U.S. Senators Richard Blumenthal (D-Conn.) and Edward Markey (D-Mass.) last week sent letters to 19 automakers, requesting updated information about company measures to thwart vehicle cyberattacks and privacy breaches tied to electronic systems.
The letters, dated Sept. 16, were sent to Aston Martin, BMW North America, FCA US (Fiat Chrysler Automobiles), Ford Motor Co., General Motors, American Honda Motor Co., Hyundai Motors North America, Jaguar Land Rover North America, Lamborghini, Mazda North America, Mercedes Benz USA, Mitsubishi, Nissan North America, Porsche, Subaru Motors America, Tesla, Toyota North America, Volkswagen Group of America (with Audi), and Volvo.
Automakers responded to a similar letter in December 2013, but the senators stressed the need for more current information.

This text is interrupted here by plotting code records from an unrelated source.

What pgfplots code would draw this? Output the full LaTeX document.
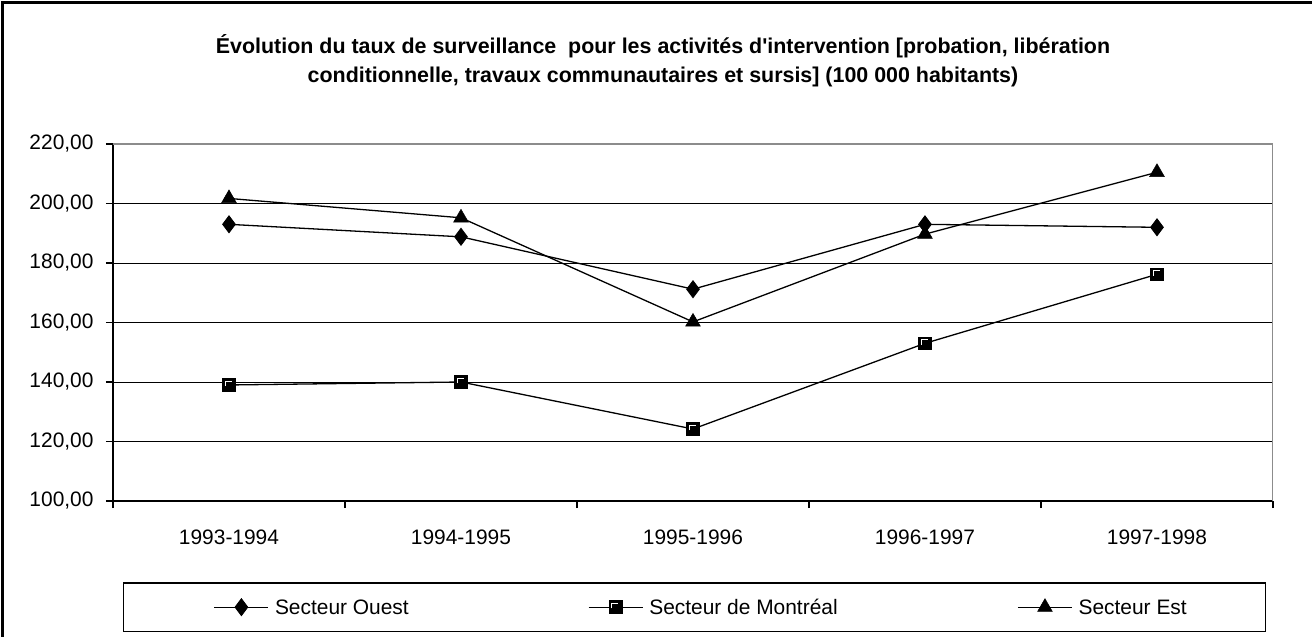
\documentclass[border=0pt]{standalone}
\usepackage{pgfplots}
\pgfplotsset{compat=1.18}
\usepackage{fontspec}
\setmainfont{Liberation Sans}

% square marker with white inset, as in the spreadsheet original
\pgfdeclareplotmark{xlsquare}{%
  \pgfpathrectangle{\pgfqpoint{-\pgfplotmarksize}{-\pgfplotmarksize}}{\pgfqpoint{2\pgfplotmarksize}{2\pgfplotmarksize}}%
  \pgfsetfillcolor{black}\pgfsetstrokecolor{black}\pgfusepath{fill,stroke}%
  \pgfsetstrokecolor{white}\pgfsetlinewidth{0.9bp}%
  \pgfpathmoveto{\pgfqpoint{-0.6\pgfplotmarksize}{-0.2\pgfplotmarksize}}%
  \pgfpathlineto{\pgfqpoint{-0.6\pgfplotmarksize}{0.6\pgfplotmarksize}}%
  \pgfpathlineto{\pgfqpoint{0.4\pgfplotmarksize}{0.6\pgfplotmarksize}}%
  \pgfusepath{stroke}}

\newcommand{\lgent}[2]{\makebox[#1][l]{\vphantom{Mé}#2}}

\begin{document}
\begin{tikzpicture}
\path[use as bounding box] (-113bp,-136bp) rectangle (1199bp,501bp);
\draw[line width=3bp] (-110bp,-140bp) -- (-110bp,498bp) -- (1205bp,498bp);

\node[align=center, font=\fontsize{21.5}{29}\selectfont\bfseries] at (550bp,440bp)
  {Évolution du taux de surveillance\ \ pour les activités d\textquotesingle intervention [probation, libération\\
   conditionnelle, travaux communautaires et sursis] (100 000 habitants)};

\begin{axis}[
  at={(0,0)}, anchor=south west,
  scale only axis, width=1160bp, height=357bp,
  xmin=-0.5, xmax=4.5, ymin=100, ymax=220,
  axis x line*=bottom, axis y line*=left,
  axis line style={black, line width=1.5bp},
  xtick={-0.5,0.5,...,4.5},
  x tick label as interval,
  xticklabels={1993-1994,1994-1995,1995-1996,1996-1997,1997-1998},
  ytick={100,120,...,220},
  tick align=outside, major tick length=7bp,
  tick style={black, line width=1.2bp},
  ymajorgrids, grid style={black, line width=0.8bp},
  tick label style={font=\fontsize{21}{25}\selectfont},
  xticklabel style={yshift=-18bp},
  yticklabel style={xshift=-9bp},
  /pgf/number format/.cd, fixed, fixed zerofill, precision=2, use comma, 1000 sep={}, assume math mode=true,
  /pgfplots/.cd,
  legend columns=3,
  legend style={at={(0,0)}, anchor=north west, xshift=10bp, yshift=-81bp,
    draw=black, line width=1.5bp, inner xsep=90bp, inner ysep=14bp,
    font=\fontsize{21}{25}\selectfont,
    /tikz/every odd column/.append style={column sep=4bp},
    /tikz/every even column/.append style={column sep=0bp}},
  legend image code/.code={\draw[line width=1.3bp, mark repeat=2, mark phase=2]
    plot coordinates {(0bp,0bp) (27bp,0bp) (54bp,0bp)};},
]
\addplot[black, line width=1.3bp, mark=diamond*, mark size=8.5bp, mark options={solid, line width=0.8bp}]
  coordinates {(0,193.0) (1,188.8) (2,171.2) (3,193.0) (4,192.0)};
\addlegendentry{\lgent{311bp}{Secteur Ouest}}
\addplot[black, line width=1.3bp, mark=xlsquare, mark size=6.3bp, mark options={solid, line width=0.9bp}]
  coordinates {(0,139.0) (1,140.0) (2,124.2) (3,153.0) (4,176.2)};
\addlegendentry{\lgent{366bp}{Secteur de Montréal}}
\addplot[black, line width=1.3bp, mark=triangle*, mark size=8.5bp, mark options={solid, line width=0.5bp}]
  coordinates {(0,201.7) (1,195.2) (2,160.2) (3,189.7) (4,210.5)};
\addlegendentry{\lgent{95bp}{Secteur Est}}
\draw[gray!90, line width=1.5bp] (rel axis cs:0,1) -- (rel axis cs:1,1) -- (rel axis cs:1,0);
\end{axis}
\end{tikzpicture}
\end{document}
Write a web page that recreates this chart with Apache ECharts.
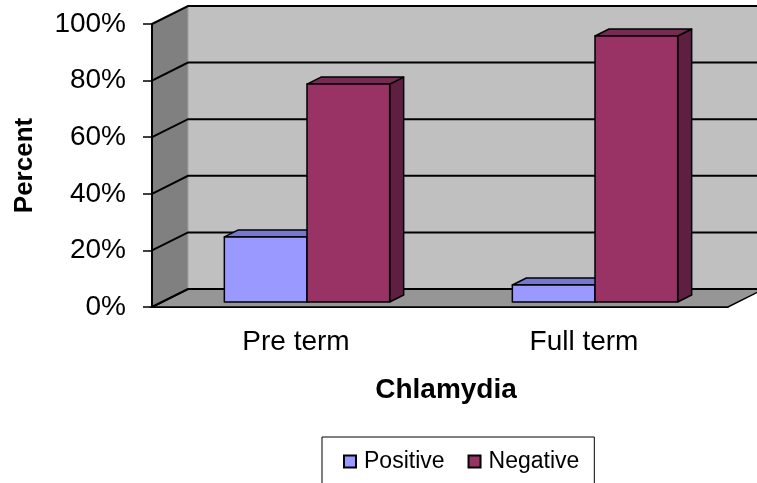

“As vehicles become increasingly connected to the Internet and to one another through advanced features and services, we continue to see how these technologies present vulnerabilities that can compromise the safety and privacy of drivers and passengers,” each letter states. “We have specifically learned how third parties can access the electronic controls and data of vehicles from many different entry points, including wireless connections, and we appreciate that many automotive companies have begun to take concrete steps to close these security gaps.”
Blumenthal and Markey are members of the Senate Commerce, Science and Transportation Committee. To view a copy of one of the letters, click here.
In July, Blumenthal and Markey introduced a bill that would direct the National Highway Traffic Safety Administration and the Federal Trade Commission to establish federal standards for securing vehicles and driver personal information against hacking. The bill would also establish a rating system – or “cyber dashboard” – to inform vehicle owners about how well the vehicle protects driver security and privacy beyond those minimum standards. Click here to read the bill.
The senators set an Oct. 16 deadline for the automaker cybersecurity updates.